▸ Data block
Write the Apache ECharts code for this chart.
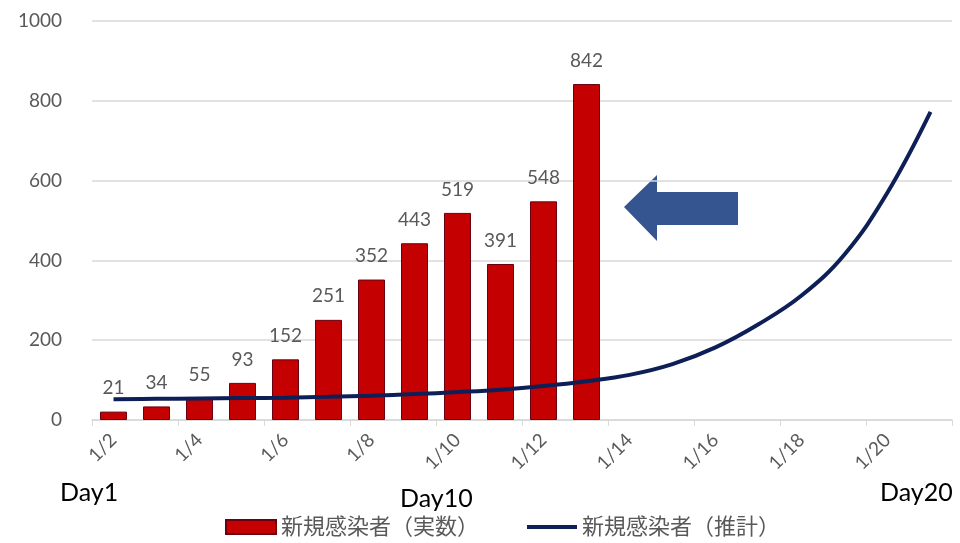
<!DOCTYPE html>
<html>
<head>
<meta charset="utf-8">
<script src="https://cdn.jsdelivr.net/npm/echarts@6/dist/echarts.min.js"></script>
<style>
html,body{margin:0;padding:0;background:#fff;}
#c{width:960px;height:543px;}
</style>
</head>
<body>
<div id="c"></div>
<script>
const categories = ['1/2','1/3','1/4','1/5','1/6','1/7','1/8','1/9','1/10','1/11','1/12','1/13','1/14','1/15','1/16','1/17','1/18','1/19','1/20','1/21'];
const actualCases = [21,34,55,93,152,251,352,443,519,391,548,842];
const estimatedCases = [52,53,54,55,56,58,61,65,70,76,85,97,113,140,182,240,312,415,570,772];
const yTicks = [0,200,400,600,800,1000];
const seriesNames = ['新規感染者（実数）','新規感染者（推計）'];
const dayMarks = ['Day1','Day10','Day20'];

const FONT = 'Lato, "Noto Sans CJK JP", sans-serif';
const chart = echarts.init(document.getElementById('c'));
chart.setOption({
  animation: false,
  backgroundColor: '#fff',
  grid: {left: 92, right: 8, top: 21, bottom: 123, containLabel: false},
  legend: {
    bottom: 0, left: 220,
    itemWidth: 50, itemHeight: 14, itemGap: 48,
    textStyle: {color: '#595959', fontSize: 22, fontFamily: FONT},
    data: [
      {name: seriesNames[0], icon: 'rect'},
      {name: seriesNames[1], icon: 'path://M0,0H50V4H0Z'}
    ]
  },
  xAxis: {
    type: 'category',
    data: categories,
    boundaryGap: true,
    axisLine: {lineStyle: {color: '#d9d9d9', width: 1.5}},
    axisTick: {show: true, interval: 1, length: 6, lineStyle: {color: '#d9d9d9'}},
    axisLabel: {interval: 1, rotate: 45, color: '#595959', fontSize: 19, fontFamily: FONT, margin: 17}
  },
  yAxis: {
    type: 'value',
    min: yTicks[0], max: yTicks[yTicks.length-1], interval: 200,
    axisLine: {show: false},
    axisTick: {show: false},
    axisLabel: {color: '#595959', fontSize: 19, fontFamily: FONT, margin: 30, formatter: v => String(v)},
    splitLine: {lineStyle: {color: '#d9d9d9', width: 1.5}}
  },
  series: [
    {
      name: seriesNames[0],
      type: 'bar',
      data: actualCases,
      barWidth: 27,
      itemStyle: {color: '#C40000', borderColor: '#6a0010', borderWidth: 1},
      label: {show: true, position: 'top', distance: 14, color: '#595959', fontSize: 19, fontFamily: FONT}
    },
    {
      name: seriesNames[1],
      type: 'line',
      data: estimatedCases,
      smooth: 0.4,
      symbol: 'none',
      lineStyle: {color: '#0E1F57', width: 4},
      itemStyle: {color: '#0E1F57'}
    }
  ],
  graphic: [
    {type: 'polygon', shape: {points: [[624,207],[657,175],[657,192],[738,192],[738,225],[657,225],[657,241]]},
     style: {fill: '#34558F'}},
    {type: 'text', left: 60, top: 480, style: {text: dayMarks[0], fill: '#000', fontSize: 25, fontFamily: FONT}},
    {type: 'text', left: 400, top: 486, style: {text: dayMarks[1], fill: '#000', fontSize: 25, fontFamily: FONT}},
    {type: 'text', left: 880, top: 480, style: {text: dayMarks[2], fill: '#000', fontSize: 25, fontFamily: FONT}}
  ]
});
</script>
</body>
</html>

▸ Objective
Every line from the top of the material above through the line with "const dayMarks = ['Day1','Day10','Day20'];" should be duplicated exactly, please; leave out the pictures.

▸ Reply to the exercise
Write the Apache ECharts code for this chart.
<!DOCTYPE html>
<html>
<head>
<meta charset="utf-8">
<script src="https://cdn.jsdelivr.net/npm/echarts@6/dist/echarts.min.js"></script>
<style>
html,body{margin:0;padding:0;background:#fff;}
#c{width:960px;height:543px;}
</style>
</head>
<body>
<div id="c"></div>
<script>
const categories = ['1/2','1/3','1/4','1/5','1/6','1/7','1/8','1/9','1/10','1/11','1/12','1/13','1/14','1/15','1/16','1/17','1/18','1/19','1/20','1/21'];
const actualCases = [21,34,55,93,152,251,352,443,519,391,548,842];
const estimatedCases = [52,53,54,55,56,58,61,65,70,76,85,97,113,140,182,240,312,415,570,772];
const yTicks = [0,200,400,600,800,1000];
const seriesNames = ['新規感染者（実数）','新規感染者（推計）'];
const dayMarks = ['Day1','Day10','Day20'];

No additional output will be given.